Though business schools and higher education currently face extraordinary challenges, for 60 consecutive hours over the past week, the only "jam" that was on the minds of over 5,700 registrants representing over 100 countries and spanning a variety of organizations and sectors was the open global discussion known as the Business Education Jam, hosted by the School of Management at Boston University and launched in collaboration with IBM and other premier sponsors.

The Business Education Jam, as most of those close to management education may already know, was organized and launched with the goal of "revolutionizing the future of business and education in a massive global brainstorm."¹ Academics, students, and practitioners engaged in insightful dialogue organized under 10 unique Jam Forums which included areas such as Producing Research with Impact, Increasing the Value of Management Education, and Evaluating Policy & Rankings, and which stimulated discussions covering an array of topics: the importance of soft skills, cultivating deeper industry partnerships, career readiness, the potential for the MBA becoming obsolete, and ways for accreditation to help bridge gaps with industry demands—just to name a very few.

At the School of Management, Dean Kenneth Freeman, staff, and fellow Jammers exuded a contagious energy, and the insights that poured from the hundreds of discussion threads fueled the dialogue, no matter the time or location of engaged Jammers at any given moment. AACSB's Dan LeClair was one of the 99 VIP Guests and Jam Hosts representing educators, deans, and industry leaders who helped steer the dialogue that will result in a much-anticipated white paper that will capture the major themes that surfaced from the dialogue and help frame a future direction for business schools.

Narrowing down on one or even two topics from the Jam would be a daunting task, as almost every discussion thread had something very valuable to share. However, each of the forum's discussions brought to light the level of passion and commitment that not only business school administrators and faculty have for improving management education, but also the hundreds of participating students who voiced their concerns, ideas, and opinions on the current status of business education. Business leaders shared candid remarks on what incoming business graduates bring to the table and what they lack, and how business schools can help fill such gaps. Across forums, Jammers engaged in debates over more focus on experiential learning and entrepreneurial development, for example, and topics raised in the virtual discussions carried over into the School of Management's physical hallways. Presumably, the same phenomenon occurred among thousands of other Jammers around the globe, and participants ideally will continue to share the emerging thoughts discussed in the platform across networks so business school leaders might find a place to incorporate them on their agendas. (For a glimpse of the action, be sure to visit the Business Education Jam Twitter feed: https://twitter.com/BusinessEdJam.)

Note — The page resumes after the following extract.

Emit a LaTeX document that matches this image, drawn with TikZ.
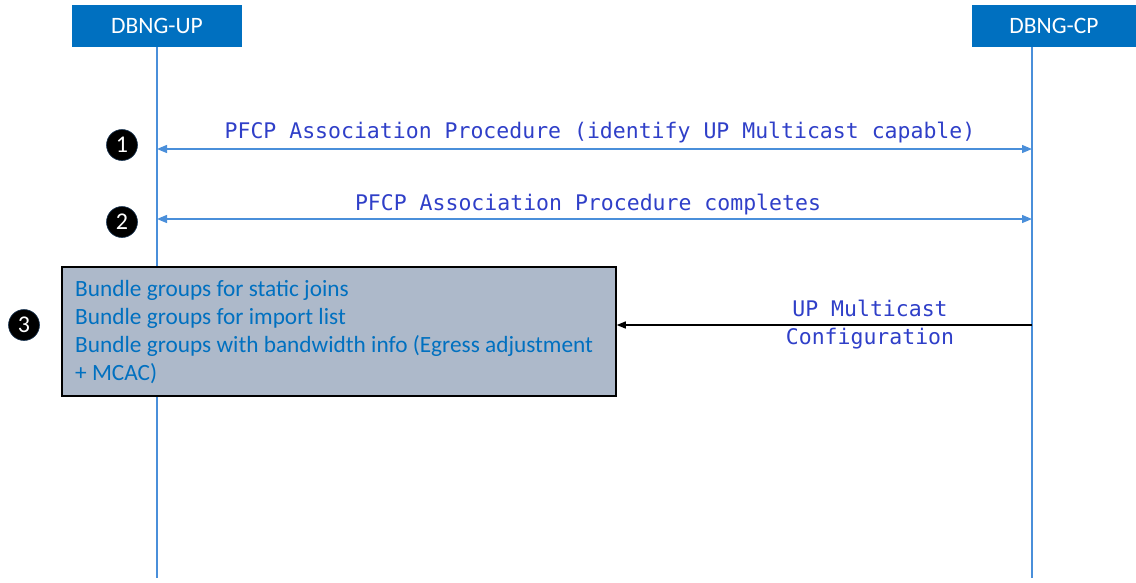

The white paper that the staff at Boston University will develop jointly with the IBM analytics team will be interesting to explore in the coming months—particularly in light of these flourishing conversations. Although a dialogue of such scale and nature may prove challenging for anyone to identify concrete conclusions, the achievement of encouraging such a number of individuals with different backgrounds, experiences, and desires to come together to discuss these very important topics to the management education industry is a significant step in the right direction for business schools.


¹ Business Education Jam platform webpage.